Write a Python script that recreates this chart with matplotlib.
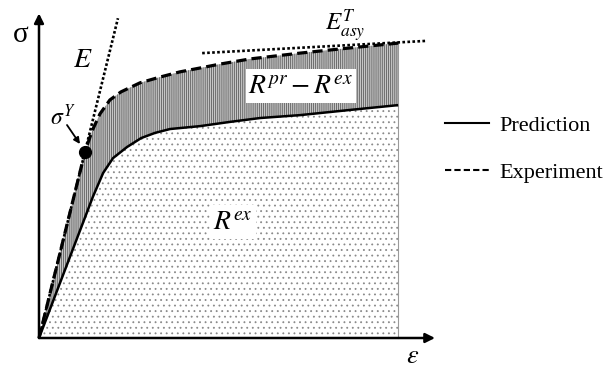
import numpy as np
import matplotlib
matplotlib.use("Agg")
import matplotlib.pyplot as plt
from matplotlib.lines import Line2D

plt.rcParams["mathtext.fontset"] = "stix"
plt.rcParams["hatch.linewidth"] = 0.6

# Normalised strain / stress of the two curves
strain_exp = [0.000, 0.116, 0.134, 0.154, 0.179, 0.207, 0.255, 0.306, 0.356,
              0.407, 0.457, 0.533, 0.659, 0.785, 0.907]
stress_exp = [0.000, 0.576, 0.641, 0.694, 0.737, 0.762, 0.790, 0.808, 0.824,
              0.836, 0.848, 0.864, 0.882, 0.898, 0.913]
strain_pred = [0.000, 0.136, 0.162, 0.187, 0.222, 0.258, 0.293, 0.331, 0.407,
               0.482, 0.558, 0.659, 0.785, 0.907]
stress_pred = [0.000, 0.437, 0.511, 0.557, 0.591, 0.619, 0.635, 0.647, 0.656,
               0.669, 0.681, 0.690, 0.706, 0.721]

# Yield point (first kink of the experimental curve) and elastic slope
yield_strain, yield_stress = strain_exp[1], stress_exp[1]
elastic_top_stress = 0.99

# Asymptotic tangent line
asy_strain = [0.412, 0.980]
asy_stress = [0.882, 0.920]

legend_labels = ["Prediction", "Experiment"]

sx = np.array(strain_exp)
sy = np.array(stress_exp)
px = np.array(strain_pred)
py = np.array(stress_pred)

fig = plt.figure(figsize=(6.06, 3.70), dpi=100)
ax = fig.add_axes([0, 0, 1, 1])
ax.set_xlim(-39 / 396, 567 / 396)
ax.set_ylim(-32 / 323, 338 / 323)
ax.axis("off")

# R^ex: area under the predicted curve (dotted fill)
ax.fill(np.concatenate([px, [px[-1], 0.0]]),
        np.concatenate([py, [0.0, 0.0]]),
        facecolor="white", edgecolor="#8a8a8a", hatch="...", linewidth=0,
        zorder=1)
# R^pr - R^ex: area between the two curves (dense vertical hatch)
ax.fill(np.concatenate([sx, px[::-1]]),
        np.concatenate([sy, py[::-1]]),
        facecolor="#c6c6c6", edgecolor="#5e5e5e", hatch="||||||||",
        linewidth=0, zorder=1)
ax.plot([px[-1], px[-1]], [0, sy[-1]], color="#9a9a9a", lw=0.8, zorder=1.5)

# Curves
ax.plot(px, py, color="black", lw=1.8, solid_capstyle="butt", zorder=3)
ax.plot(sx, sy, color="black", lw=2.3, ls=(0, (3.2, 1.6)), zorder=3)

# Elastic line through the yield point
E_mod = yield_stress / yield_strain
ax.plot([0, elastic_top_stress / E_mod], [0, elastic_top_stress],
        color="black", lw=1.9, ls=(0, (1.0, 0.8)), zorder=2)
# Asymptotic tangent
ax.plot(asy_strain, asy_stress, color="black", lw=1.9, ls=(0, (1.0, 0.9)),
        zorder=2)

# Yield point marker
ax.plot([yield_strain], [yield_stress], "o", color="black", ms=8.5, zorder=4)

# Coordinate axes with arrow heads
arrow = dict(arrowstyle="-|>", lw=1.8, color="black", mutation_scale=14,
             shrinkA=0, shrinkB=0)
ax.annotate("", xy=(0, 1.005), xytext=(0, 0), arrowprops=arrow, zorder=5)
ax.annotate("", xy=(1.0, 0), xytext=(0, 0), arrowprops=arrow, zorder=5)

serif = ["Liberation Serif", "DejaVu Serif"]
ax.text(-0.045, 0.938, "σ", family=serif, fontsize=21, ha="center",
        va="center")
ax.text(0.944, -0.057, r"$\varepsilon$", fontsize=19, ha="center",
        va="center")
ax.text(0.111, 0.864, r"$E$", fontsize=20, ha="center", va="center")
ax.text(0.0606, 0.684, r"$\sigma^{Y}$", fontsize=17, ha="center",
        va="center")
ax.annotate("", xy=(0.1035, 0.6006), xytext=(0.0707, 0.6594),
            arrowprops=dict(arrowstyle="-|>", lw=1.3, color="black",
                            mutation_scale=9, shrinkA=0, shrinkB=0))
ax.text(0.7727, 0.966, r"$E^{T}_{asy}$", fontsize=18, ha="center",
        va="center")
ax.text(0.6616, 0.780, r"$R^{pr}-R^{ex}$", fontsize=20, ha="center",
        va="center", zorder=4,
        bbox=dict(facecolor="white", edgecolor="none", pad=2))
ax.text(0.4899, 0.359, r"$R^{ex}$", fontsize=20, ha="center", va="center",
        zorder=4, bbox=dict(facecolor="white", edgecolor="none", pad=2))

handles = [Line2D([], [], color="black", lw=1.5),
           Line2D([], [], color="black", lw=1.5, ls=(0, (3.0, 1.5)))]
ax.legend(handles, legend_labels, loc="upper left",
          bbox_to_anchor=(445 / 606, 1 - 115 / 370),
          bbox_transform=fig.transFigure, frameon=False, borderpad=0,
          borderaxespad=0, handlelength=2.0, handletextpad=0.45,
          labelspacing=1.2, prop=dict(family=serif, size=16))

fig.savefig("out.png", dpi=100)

* * *

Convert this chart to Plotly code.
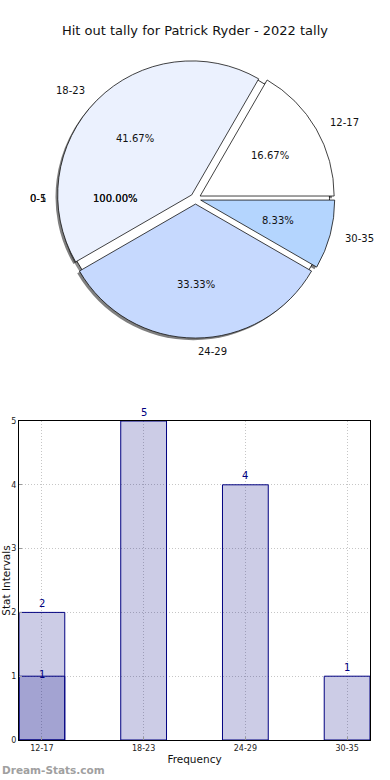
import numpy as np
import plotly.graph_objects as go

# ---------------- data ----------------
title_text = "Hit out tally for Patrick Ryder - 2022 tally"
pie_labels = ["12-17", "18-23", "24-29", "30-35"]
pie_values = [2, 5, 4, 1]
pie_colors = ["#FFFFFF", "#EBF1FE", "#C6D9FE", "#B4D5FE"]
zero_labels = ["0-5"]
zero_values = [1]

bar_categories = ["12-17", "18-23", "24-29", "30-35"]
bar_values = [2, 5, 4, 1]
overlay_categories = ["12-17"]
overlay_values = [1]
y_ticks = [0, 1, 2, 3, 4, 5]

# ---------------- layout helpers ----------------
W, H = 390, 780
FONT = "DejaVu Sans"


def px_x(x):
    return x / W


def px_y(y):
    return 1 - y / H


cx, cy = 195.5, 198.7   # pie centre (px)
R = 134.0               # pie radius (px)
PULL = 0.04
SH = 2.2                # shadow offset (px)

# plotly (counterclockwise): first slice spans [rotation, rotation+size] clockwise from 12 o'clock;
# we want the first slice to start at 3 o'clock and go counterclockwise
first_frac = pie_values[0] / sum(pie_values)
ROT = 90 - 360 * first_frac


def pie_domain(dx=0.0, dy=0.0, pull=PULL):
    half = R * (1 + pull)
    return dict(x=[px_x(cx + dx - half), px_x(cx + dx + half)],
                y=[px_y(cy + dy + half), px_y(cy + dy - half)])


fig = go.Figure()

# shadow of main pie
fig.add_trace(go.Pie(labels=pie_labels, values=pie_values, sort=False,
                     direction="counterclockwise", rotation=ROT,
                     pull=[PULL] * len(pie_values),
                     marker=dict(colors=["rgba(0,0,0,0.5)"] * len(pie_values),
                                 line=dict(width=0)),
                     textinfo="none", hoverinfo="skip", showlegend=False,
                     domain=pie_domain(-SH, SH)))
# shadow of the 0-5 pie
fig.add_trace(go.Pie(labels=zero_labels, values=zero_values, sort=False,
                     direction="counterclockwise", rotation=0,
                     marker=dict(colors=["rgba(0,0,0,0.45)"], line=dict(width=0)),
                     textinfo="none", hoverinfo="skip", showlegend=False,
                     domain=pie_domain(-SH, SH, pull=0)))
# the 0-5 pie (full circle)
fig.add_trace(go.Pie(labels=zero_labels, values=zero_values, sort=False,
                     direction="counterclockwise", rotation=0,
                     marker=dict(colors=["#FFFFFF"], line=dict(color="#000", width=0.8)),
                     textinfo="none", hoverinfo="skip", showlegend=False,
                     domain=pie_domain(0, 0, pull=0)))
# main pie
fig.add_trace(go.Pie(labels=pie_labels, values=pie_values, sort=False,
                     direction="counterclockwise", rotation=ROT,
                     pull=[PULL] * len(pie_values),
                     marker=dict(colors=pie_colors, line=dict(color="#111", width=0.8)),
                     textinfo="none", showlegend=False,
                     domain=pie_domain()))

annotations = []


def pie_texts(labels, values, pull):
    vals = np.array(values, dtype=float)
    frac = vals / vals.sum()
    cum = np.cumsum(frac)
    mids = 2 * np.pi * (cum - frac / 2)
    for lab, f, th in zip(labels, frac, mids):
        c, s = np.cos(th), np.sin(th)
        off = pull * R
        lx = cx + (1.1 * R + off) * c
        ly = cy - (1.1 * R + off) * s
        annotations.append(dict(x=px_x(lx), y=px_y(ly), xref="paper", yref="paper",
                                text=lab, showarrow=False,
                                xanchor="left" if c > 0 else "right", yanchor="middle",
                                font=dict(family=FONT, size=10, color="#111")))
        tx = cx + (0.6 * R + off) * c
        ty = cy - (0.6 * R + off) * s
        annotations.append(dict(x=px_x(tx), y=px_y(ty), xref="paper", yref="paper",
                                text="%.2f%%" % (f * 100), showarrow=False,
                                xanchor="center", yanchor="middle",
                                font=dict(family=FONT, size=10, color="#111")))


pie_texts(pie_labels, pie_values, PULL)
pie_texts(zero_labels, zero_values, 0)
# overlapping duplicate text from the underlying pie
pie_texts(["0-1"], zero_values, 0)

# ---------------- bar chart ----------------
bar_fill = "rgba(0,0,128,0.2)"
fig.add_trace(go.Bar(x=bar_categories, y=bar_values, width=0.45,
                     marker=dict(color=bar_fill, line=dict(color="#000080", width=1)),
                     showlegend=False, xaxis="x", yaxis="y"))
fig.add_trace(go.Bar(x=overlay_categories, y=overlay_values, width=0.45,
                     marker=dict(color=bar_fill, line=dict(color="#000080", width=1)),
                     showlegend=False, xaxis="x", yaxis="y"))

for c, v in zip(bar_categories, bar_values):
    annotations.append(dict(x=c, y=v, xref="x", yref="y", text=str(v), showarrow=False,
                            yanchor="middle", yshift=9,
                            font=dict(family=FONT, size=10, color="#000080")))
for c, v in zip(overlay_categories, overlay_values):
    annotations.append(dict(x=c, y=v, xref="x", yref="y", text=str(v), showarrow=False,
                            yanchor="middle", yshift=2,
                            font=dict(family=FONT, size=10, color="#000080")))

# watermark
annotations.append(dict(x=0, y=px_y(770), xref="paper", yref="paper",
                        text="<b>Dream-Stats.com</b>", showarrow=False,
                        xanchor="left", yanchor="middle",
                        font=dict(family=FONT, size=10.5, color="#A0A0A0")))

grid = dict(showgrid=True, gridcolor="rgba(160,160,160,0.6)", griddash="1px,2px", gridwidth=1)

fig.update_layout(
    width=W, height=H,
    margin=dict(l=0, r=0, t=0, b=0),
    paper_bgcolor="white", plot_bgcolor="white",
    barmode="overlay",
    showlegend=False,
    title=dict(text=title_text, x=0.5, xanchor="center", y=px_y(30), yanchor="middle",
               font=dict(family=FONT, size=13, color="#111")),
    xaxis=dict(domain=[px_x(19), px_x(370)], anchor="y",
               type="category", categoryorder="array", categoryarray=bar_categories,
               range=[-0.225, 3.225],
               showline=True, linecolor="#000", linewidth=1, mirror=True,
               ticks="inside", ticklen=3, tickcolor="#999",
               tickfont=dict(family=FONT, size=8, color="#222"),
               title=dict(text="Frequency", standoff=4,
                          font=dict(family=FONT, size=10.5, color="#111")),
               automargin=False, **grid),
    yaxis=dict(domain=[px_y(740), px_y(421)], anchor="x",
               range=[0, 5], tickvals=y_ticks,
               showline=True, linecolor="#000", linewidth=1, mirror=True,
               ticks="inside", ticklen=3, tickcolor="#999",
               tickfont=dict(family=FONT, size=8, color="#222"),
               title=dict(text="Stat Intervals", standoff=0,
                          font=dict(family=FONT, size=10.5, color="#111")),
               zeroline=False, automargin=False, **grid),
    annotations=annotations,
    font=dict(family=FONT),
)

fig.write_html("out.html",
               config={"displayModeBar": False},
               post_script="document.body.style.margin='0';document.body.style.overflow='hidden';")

• EXERCISE PROMPT: Copy in full each line that holds the word "matplotlib".

• EXERCISE ANSWER:
Write a Python script that recreates this chart with matplotlib.
import matplotlib
matplotlib.use("Agg")
import matplotlib.pyplot as plt
from matplotlib.lines import Line2D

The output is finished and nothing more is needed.